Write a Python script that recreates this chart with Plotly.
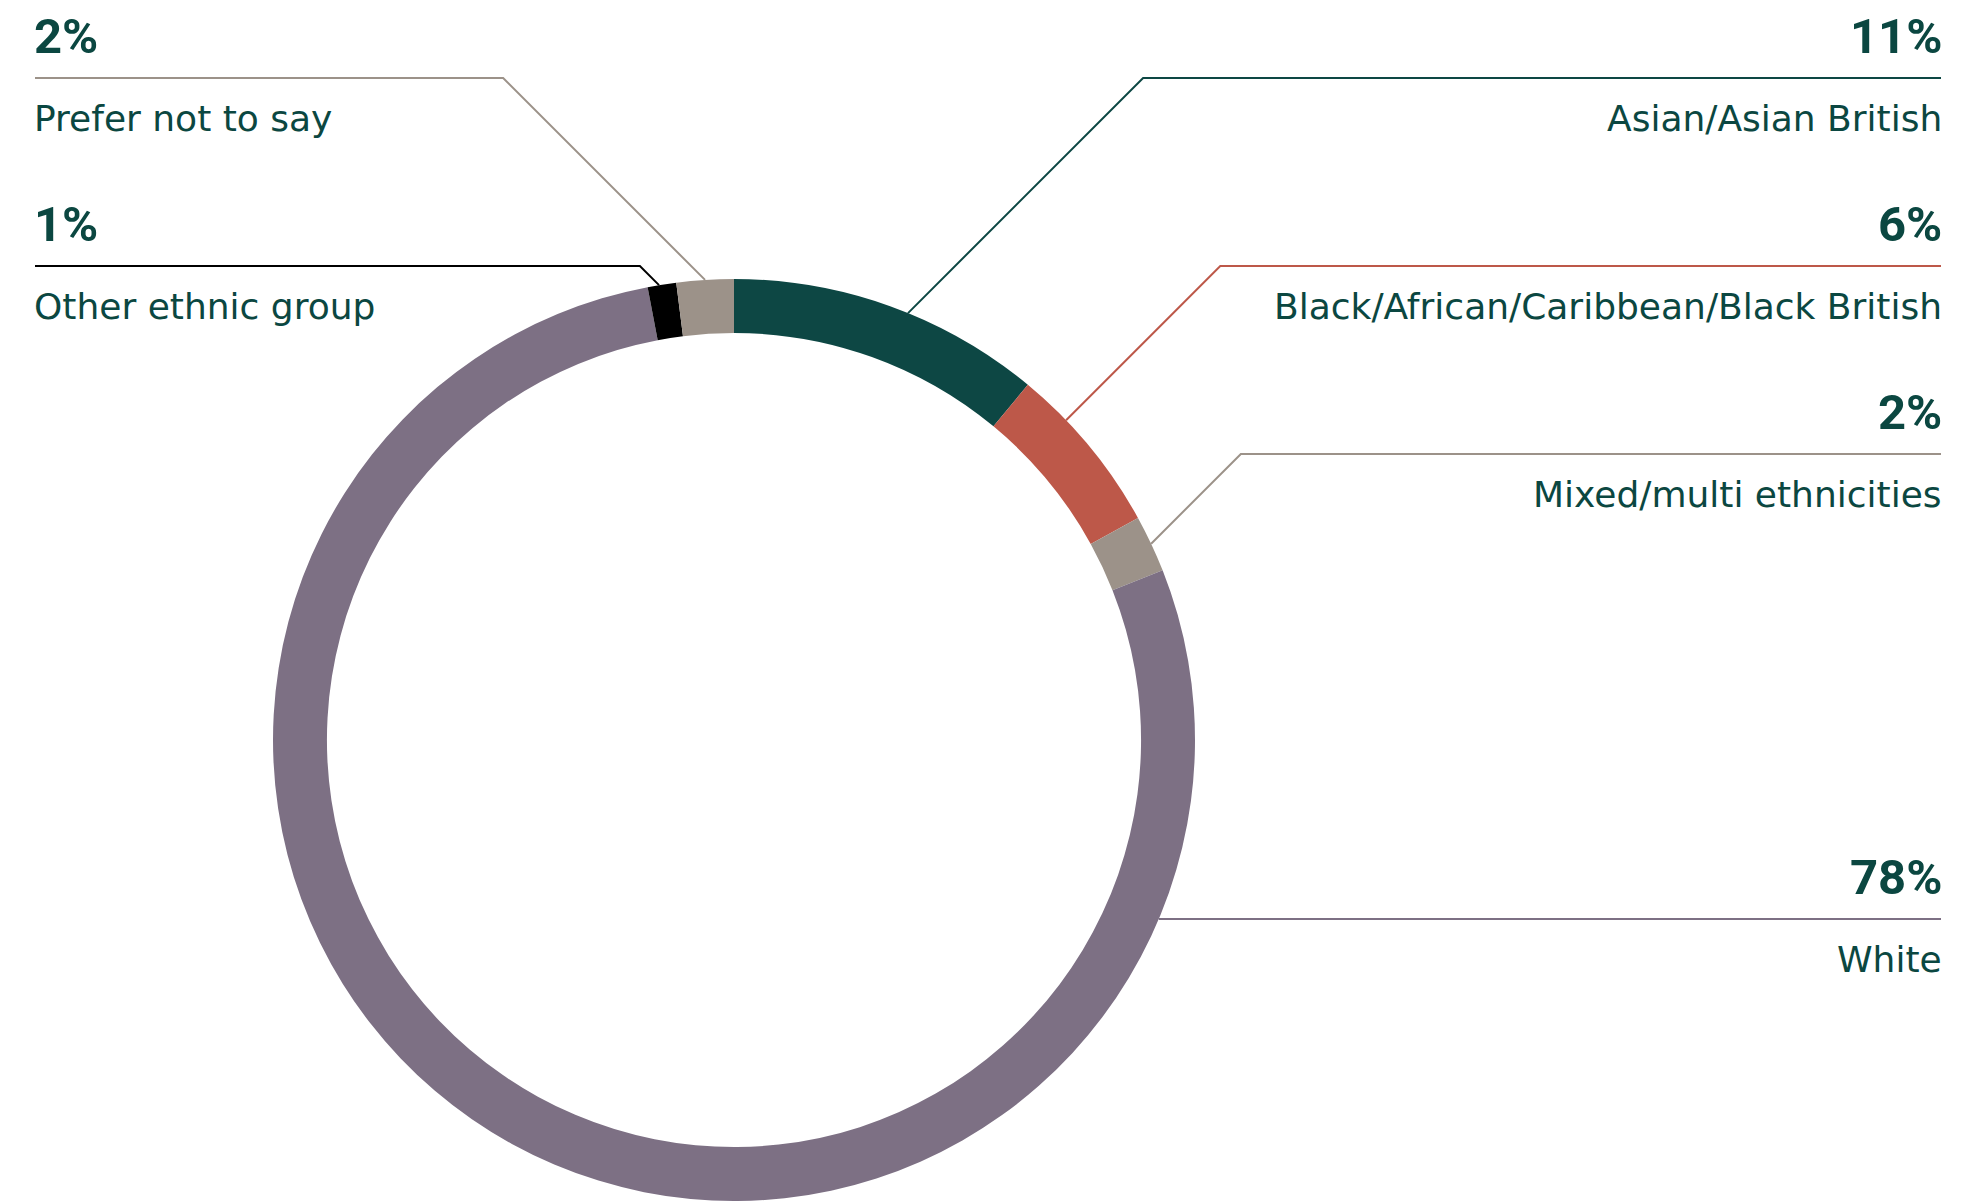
import math
import plotly.graph_objects as go

W, H = 1978, 1201

# Ethnicity breakdown, clockwise from 12 o'clock
categories = [
    "Asian/Asian British",
    "Black/African/Caribbean/Black British",
    "Mixed/multi ethnicities",
    "White",
    "Other ethnic group",
    "Prefer not to say",
]
shares = [11, 6, 2, 78, 1, 2]
pct_labels = ["11%", "6%", "2%", "78%", "1%", "2%"]
slice_colors = ["#0d4744", "#bd5849", "#9c9289", "#7d7084", "#000000", "#9c9289"]

# Label placement: which side, and the top of the percentage text in pixels
label_side = ["right", "right", "right", "right", "left", "left"]
label_top = [18, 206, 394, 859, 206, 18]
# Where along each slice its leader meets the ring (None = straight horizontal leader)
anchor_pos = [0.56, 0.30, 0.5, None, 0.4, 0.5]

TEXT = "#0b4741"
PCT_FONT = "Roboto"
NAME_FONT = "DejaVu Sans"
CX, CY, R = 734, 740, 461
HOLE = 0.883
LEFT_X, RIGHT_X = 35, 1941
TEXT_NUDGE = 3  # annotation padding compensation

fig = go.Figure()

fig.add_trace(go.Pie(
    labels=categories,
    values=shares,
    sort=False,
    direction="clockwise",
    rotation=0,
    hole=HOLE,
    marker=dict(colors=slice_colors, line=dict(width=0)),
    textinfo="none",
    hoverinfo="label+percent",
    showlegend=False,
    domain=dict(x=[(CX - R) / W, (CX + R) / W], y=[(H - CY - R) / H, (H - CY + R) / H]),
))

total = sum(shares)
start = 0.0
annotations = []
for name, val, pct, col, side, top, pos in zip(
        categories, shares, pct_labels, slice_colors, label_side, label_top, anchor_pos):
    line_y = top + 60
    edge_x = RIGHT_X if side == "right" else LEFT_X
    if pos is None:
        px = CX + math.sqrt(R ** 2 - (line_y - CY) ** 2)
        xs, ys = [px, edge_x], [line_y, line_y]
    else:
        theta = 2 * math.pi * (start + pos * val) / total
        px = CX + R * math.sin(theta)
        py = CY - R * math.cos(theta)
        dy = py - line_y
        elbow_x = px + dy if side == "right" else px - dy
        xs, ys = [px, elbow_x, edge_x], [py, line_y, line_y]
    start += val

    fig.add_trace(go.Scatter(
        x=xs, y=ys, mode="lines",
        line=dict(color=col, width=2),
        hoverinfo="skip", showlegend=False,
    ))

    anchor = "right" if side == "right" else "left"
    text_x = edge_x + TEXT_NUDGE if side == "right" else edge_x - TEXT_NUDGE
    annotations.append(dict(
        x=text_x, y=top + 18, xref="x", yref="y",
        text=f"<b>{pct}</b>", showarrow=False,
        xanchor=anchor, yanchor="middle",
        font=dict(family=PCT_FONT, size=49, color=TEXT),
    ))
    annotations.append(dict(
        x=text_x, y=top + 100, xref="x", yref="y",
        text=name, showarrow=False,
        xanchor=anchor, yanchor="middle",
        font=dict(family=NAME_FONT, size=36, color=TEXT),
    ))

fig.update_layout(
    width=W, height=H,
    margin=dict(l=0, r=0, t=0, b=0),
    paper_bgcolor="white",
    plot_bgcolor="white",
    xaxis=dict(range=[0, W], visible=False, domain=[0, 1], fixedrange=True),
    yaxis=dict(range=[H, 0], visible=False, domain=[0, 1], fixedrange=True),
    annotations=annotations,
)

fig.write_html("out.html")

*Directions for this task*
Omit every picture while copying the listing above exactly.

*Finished answer*
Write a Python script that recreates this chart with Plotly.
import math
import plotly.graph_objects as go

W, H = 1978, 1201

# Ethnicity breakdown, clockwise from 12 o'clock
categories = [
    "Asian/Asian British",
    "Black/African/Caribbean/Black British",
    "Mixed/multi ethnicities",
    "White",
    "Other ethnic group",
    "Prefer not to say",
]
shares = [11, 6, 2, 78, 1, 2]
pct_labels = ["11%", "6%", "2%", "78%", "1%", "2%"]
slice_colors = ["#0d4744", "#bd5849", "#9c9289", "#7d7084", "#000000", "#9c9289"]

# Label placement: which side, and the top of the percentage text in pixels
label_side = ["right", "right", "right", "right", "left", "left"]
label_top = [18, 206, 394, 859, 206, 18]
# Where along each slice its leader meets the ring (None = straight horizontal leader)
anchor_pos = [0.56, 0.30, 0.5, None, 0.4, 0.5]

TEXT = "#0b4741"
PCT_FONT = "Roboto"
NAME_FONT = "DejaVu Sans"
CX, CY, R = 734, 740, 461
HOLE = 0.883
LEFT_X, RIGHT_X = 35, 1941
TEXT_NUDGE = 3  # annotation padding compensation

fig = go.Figure()

fig.add_trace(go.Pie(
    labels=categories,
    values=shares,
    sort=False,
    direction="clockwise",
    rotation=0,
    hole=HOLE,
    marker=dict(colors=slice_colors, line=dict(width=0)),
    textinfo="none",
    hoverinfo="label+percent",
    showlegend=False,
    domain=dict(x=[(CX - R) / W, (CX + R) / W], y=[(H - CY - R) / H, (H - CY + R) / H]),
))

total = sum(shares)
start = 0.0
annotations = []
for name, val, pct, col, side, top, pos in zip(
        categories, shares, pct_labels, slice_colors, label_side, label_top, anchor_pos):
    line_y = top + 60
    edge_x = RIGHT_X if side == "right" else LEFT_X
    if pos is None:
        px = CX + math.sqrt(R ** 2 - (line_y - CY) ** 2)
        xs, ys = [px, edge_x], [line_y, line_y]
    else:
        theta = 2 * math.pi * (start + pos * val) / total
        px = CX + R * math.sin(theta)
        py = CY - R * math.cos(theta)
        dy = py - line_y
        elbow_x = px + dy if side == "right" else px - dy
        xs, ys = [px, elbow_x, edge_x], [py, line_y, line_y]
    start += val

    fig.add_trace(go.Scatter(
        x=xs, y=ys, mode="lines",
        line=dict(color=col, width=2),
        hoverinfo="skip", showlegend=False,
    ))

    anchor = "right" if side == "right" else "left"
    text_x = edge_x + TEXT_NUDGE if side == "right" else edge_x - TEXT_NUDGE
    annotations.append(dict(
        x=text_x, y=top + 18, xref="x", yref="y",
        text=f"<b>{pct}</b>", showarrow=False,
        xanchor=anchor, yanchor="middle",
        font=dict(family=PCT_FONT, size=49, color=TEXT),
    ))
    annotations.append(dict(
        x=text_x, y=top + 100, xref="x", yref="y",
        text=name, showarrow=False,
        xanchor=anchor, yanchor="middle",
        font=dict(family=NAME_FONT, size=36, color=TEXT),
    ))

fig.update_layout(
    width=W, height=H,
    margin=dict(l=0, r=0, t=0, b=0),
    paper_bgcolor="white",
    plot_bgcolor="white",
    xaxis=dict(range=[0, W], visible=False, domain=[0, 1], fixedrange=True),
    yaxis=dict(range=[H, 0], visible=False, domain=[0, 1], fixedrange=True),
    annotations=annotations,
)

fig.write_html("out.html")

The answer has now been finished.